A quick, creamy, and energizing mug of mushroom latte that combines coffee with functional mushroom powders for a cozy start to your morning.
Prep Time 5 minutes
Total Time 5 minutes
Servings: 1 serving
Course: Beverage, Breakfast
Cuisine: American
Calories: 200

Ingredients
  

For the latte
  • 1 cup hot brewed coffee or 1 to 2 shots of espresso plus hot water Preferably medium roast for balance.
  • 1 to 2 teaspoons mushroom powder, like lion’s mane or chaga Adjust based on taste preference.
  • 1 teaspoon cocoa powder or cacao Optional but tasty.
  • 1 to 3 teaspoons maple syrup or honey For sweetness, adjust to taste.
  • 1 pinch cinnamon
  • 1 tiny pinch sea salt
  • 1 to 2 tablespoons full-fat coconut milk or a splash of oat milk For creaminess.
  • 1 teaspoon MCT oil or ghee Optional for extra creaminess.
  • as needed ice If making it iced.

Method
 

Preparation
  1. Make your hot coffee.
  2. Add coffee, mushroom powder, cocoa, sweetener, cinnamon, salt, and milk to a blender.
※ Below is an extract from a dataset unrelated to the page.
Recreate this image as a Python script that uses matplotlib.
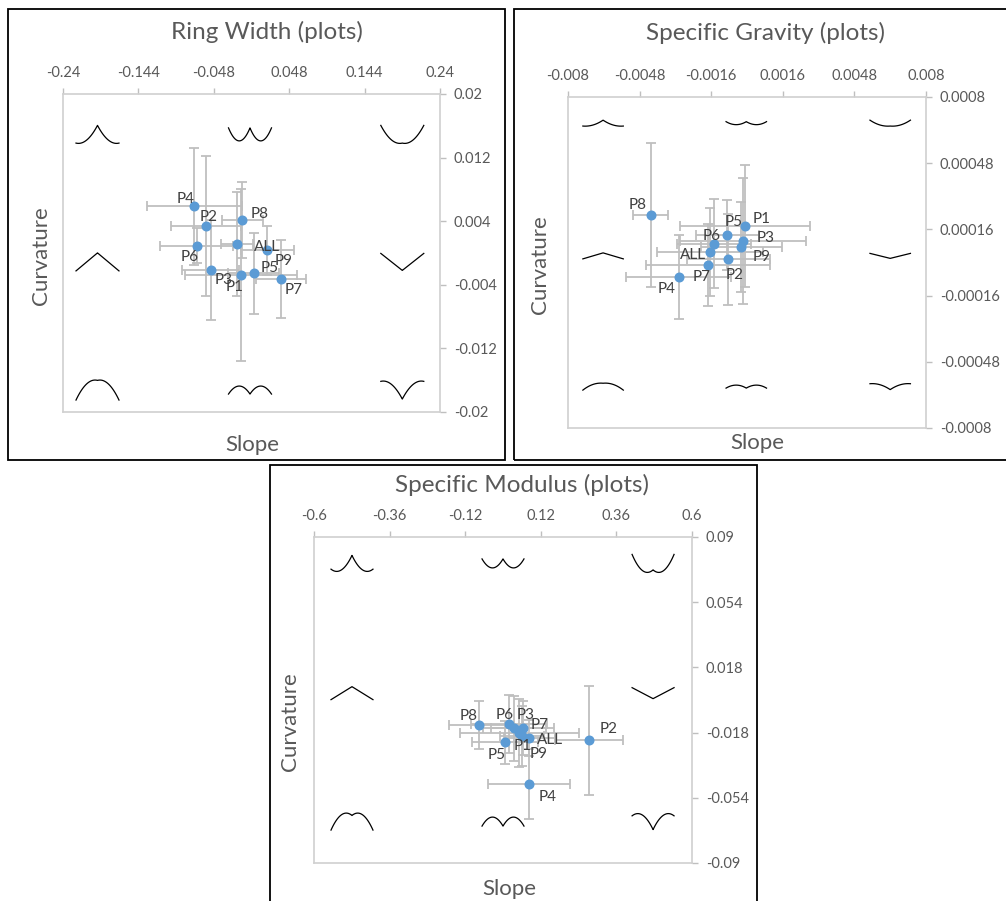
import numpy as np
import matplotlib.pyplot as plt
from matplotlib.patches import Rectangle

plt.rcParams['font.family'] = ['Lato', 'DejaVu Sans']

W, H = 1006, 901

names = ['P1', 'P2', 'P3', 'P4', 'P5', 'P6', 'P7', 'P8', 'P9', 'ALL']

# Ring Width
rw_slope = [-0.0136, -0.0582, -0.0522, -0.0728, 0.0027, -0.0698, 0.0374, -0.0118, 0.0202, -0.0187]
rw_curv = [-0.00279, 0.00343, -0.00211, 0.00585, -0.00254, 0.00089, -0.00326, 0.00415, 0.00034, 0.00114]
rw_slope_err = [0.0717, 0.0446, 0.0357, 0.0603, 0.032, 0.0462, 0.0314, 0.0259, 0.034, 0.02]
rw_curv_err = [0.0108, 0.0088, 0.0063, 0.0073, 0.0051, 0.0022, 0.0049, 0.0048, 0.0031, 0.0065]
rw_xticks = ['-0.24', '-0.144', '-0.048', '0.048', '0.144', '0.24']
rw_yticks = ['-0.02', '-0.012', '-0.004', '0.004', '0.012', '0.02']

# Specific Gravity
sg_slope = [-0.00009, -0.00084, -0.00019, -0.00305, -0.00088, -0.00149, -0.00174, -0.0043, -0.00025, -0.00164]
sg_curv = [0.000178, 0.0000155, 0.000105, -0.0000715, 0.000134, 0.0000909, -0.0000121, 0.000231, 0.000075, 0.000052]
sg_slope_err = [0.0029, 0.00186, 0.00282, 0.00235, 0.00142, 0.00165, 0.00277, 0.00078, 0.0018, 0.00237]
sg_curv_err = [0.000295, 0.000221, 0.000305, 0.000203, 0.00017, 0.000216, 0.0002, 0.000348, 0.000216, 0.000213]
sg_xticks = ['-0.008', '-0.0048', '-0.0016', '0.0016', '0.0048', '0.008']
sg_yticks = ['-0.0008', '-0.00048', '-0.00016', '0.00016', '0.00048', '0.0008']

# Specific Modulus
sm_slope = [0.052, 0.273, 0.035, 0.0825, 0.0063, 0.019, 0.0625, -0.077, 0.060, 0.0835]
sm_curv = [-0.0184, -0.0223, -0.0156, -0.0466, -0.0234, -0.01325, -0.0155, -0.0136, -0.0199, -0.0208]
sm_slope_err = [0.19, 0.108, 0.1, 0.131, 0.105, 0.12, 0.1, 0.095, 0.07, 0.08]
sm_curv_err = [0.0188, 0.0302, 0.018, 0.0193, 0.012, 0.016, 0.015, 0.0132, 0.0166, 0.01]
sm_xticks = ['-0.6', '-0.36', '-0.12', '0.12', '0.36', '0.6']
sm_yticks = ['-0.09', '-0.054', '-0.018', '0.018', '0.054', '0.09']

# label offsets in pixels (dx right, dy down)
rw_offsets = {'P1': (-6, 12), 'P2': (3, -9), 'P3': (13, 10), 'P4': (-9, -7), 'P5': (16, -5),
              'P6': (-7, 11), 'P7': (13, 11), 'P8': (17, -6), 'P9': (16, 11), 'ALL': (30, 3)}
sg_offsets = {'P1': (17, -7), 'P2': (6, 16), 'P3': (23, -3), 'P4': (-12, 12), 'P5': (6, -13),
              'P6': (-2, -8), 'P7': (-6, 12), 'P8': (-13, -10), 'P9': (20, 10), 'ALL': (-17, 3)}
sm_offsets = {'P1': (3, 13), 'P2': (20, -11), 'P3': (12, -13), 'P4': (19, 13), 'P5': (-8, 13),
              'P6': (-4, -9), 'P7': (17, -3), 'P8': (-10, -9), 'P9': (17, 18), 'ALL': (21, 2)}

fig = plt.figure(figsize=(W / 100, H / 100), dpi=100)


def fig_box(x0, y0, x1, y1):
    return [x0 / W, 1 - y1 / H, (x1 - x0) / W, (y1 - y0) / H]


# panel frames
for x0, y0, x1, y1 in [(8, 9, 505, 460), (514, 9, 1012, 460), (270, 465, 757, 905)]:
    fig.patches.append(Rectangle((x0 / W, 1 - y1 / H), (x1 - x0) / W, (y1 - y0) / H,
                                 transform=fig.transFigure, fill=False, ec='black', lw=1.3))

grey = '#BFBFBF'
txt = '#595959'


def glyph(ax, cx, cy, w, h, s, c):
    # schematic profile: slope term on |x| plus curvature term
    x = np.linspace(-1, 1, 81)
    u = np.abs(x)
    y = s * u + c * (u - 0.5) ** 2
    y = (y - (y.max() + y.min()) / 2) / (y.max() - y.min())
    ax.plot(cx + x * w / 2, cy + y * h, color='black', lw=0.9, transform=ax.transAxes, clip_on=False)


def panel(box, xs, ys, xe, ye, xt, yt, offs, title, title_xy, slope_xy, curv_xy,
          gcols, grows, gw, gh, k):
    ax = fig.add_axes(fig_box(*box))
    xv = [float(t) for t in xt]
    yv = [float(t) for t in yt]
    ax.set_xlim(xv[0], xv[-1])
    ax.set_ylim(yv[0], yv[-1])
    ax.set_xticks(xv)
    ax.set_xticklabels(xt)
    ax.set_yticks(yv)
    ax.set_yticklabels(yt)
    ax.xaxis.tick_top()
    ax.yaxis.tick_right()
    ax.tick_params(colors=grey, labelcolor=txt, labelsize=10.5, length=4, width=1, pad=6)
    for sp in ax.spines.values():
        sp.set_color('#D0D0D0')
        sp.set_linewidth(1.2)

    ax.errorbar(xs, ys, xerr=xe, yerr=ye, fmt='none', ecolor=grey, elinewidth=1.3,
                capsize=3.3, capthick=1.3, zorder=2)
    ax.plot(xs, ys, 'o', color='#5B9BD5', ms=6.2, zorder=3)
    for n, x, y in zip(names, xs, ys):
        dx, dy = offs[n]
        ax.annotate(n, (x, y), xytext=(dx, -dy), textcoords='offset pixels',
                    ha='center', va='center', fontsize=11, color='#404040', zorder=4)

    # 3x3 grid of shape glyphs (centre cell empty)
    for i, cy in enumerate(grows):
        for j, cx in enumerate(gcols):
            if i == 1 and j == 1:
                continue
            s = [-1, 0, 1][j]
            c = [k, 0, -k][i]
            glyph(ax, cx, cy, gw, gh[i][j] / (box[3] - box[1]), s, c)

    fig.text(title_xy[0] / W, 1 - title_xy[1] / H, title, ha='center', va='center',
             fontsize=17.5, color=txt)
    fig.text(slope_xy[0] / W, 1 - slope_xy[1] / H, 'Slope', ha='center', va='center',
             fontsize=16, color=txt)
    fig.text(curv_xy[0] / W, 1 - curv_xy[1] / H, 'Curvature', ha='center', va='center',
             fontsize=16, color=txt, rotation=90)
    return ax


panel((63, 94, 440, 412), rw_slope, rw_curv, rw_slope_err, rw_curv_err, rw_xticks, rw_yticks,
      rw_offsets, 'Ring Width (plots)', (267, 32), (252, 445), (41, 256),
      [0.0915, 0.496, 0.90], [0.873, 0.472, 0.069], 0.114,
      [[18, 13, 18], [18, 0, 17], [20, 8, 18]], 1.3)

panel((568, 97, 926, 428), sg_slope, sg_curv, sg_slope_err, sg_curv_err, sg_xticks, sg_yticks,
      sg_offsets, 'Specific Gravity (plots)', (765, 33), (757, 443), (540, 265),
      [0.098, 0.498, 0.90], [0.921, 0.520, 0.125], 0.113,
      [[6, 3, 6], [6, 0, 5], [7, 3, 6]], 1.3)

panel((314, 537, 692, 863), sm_slope, sm_curv, sm_slope_err, sm_curv_err, sm_xticks, sm_yticks,
      sm_offsets, 'Specific Modulus (plots)', (522, 485), (509, 889), (290, 722),
      [0.1005, 0.5, 0.897], [0.919, 0.521, 0.127], 0.111,
      [[16, 9, 18], [13, 0, 11], [17, 9, 16]], 2.2)

plt.savefig('out.png', dpi=100)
If you want a richer cup, add MCT oil or ghee.
  3. Blend on high for 20 to 30 seconds until lightly frothy.
  4. Taste and adjust. Add more maple if you want it sweeter, more cocoa for chocolate vibes, or an extra splash of milk for a creamier texture.
  5. For iced, blend everything with slightly less hot water, then pour over a tall glass of ice.

Notes

No blender? Use a whisk or a handheld frother instead. Warm the milk before blending for extra foam. If you prefer a high protein spin, consider an iced mocha protein coffee.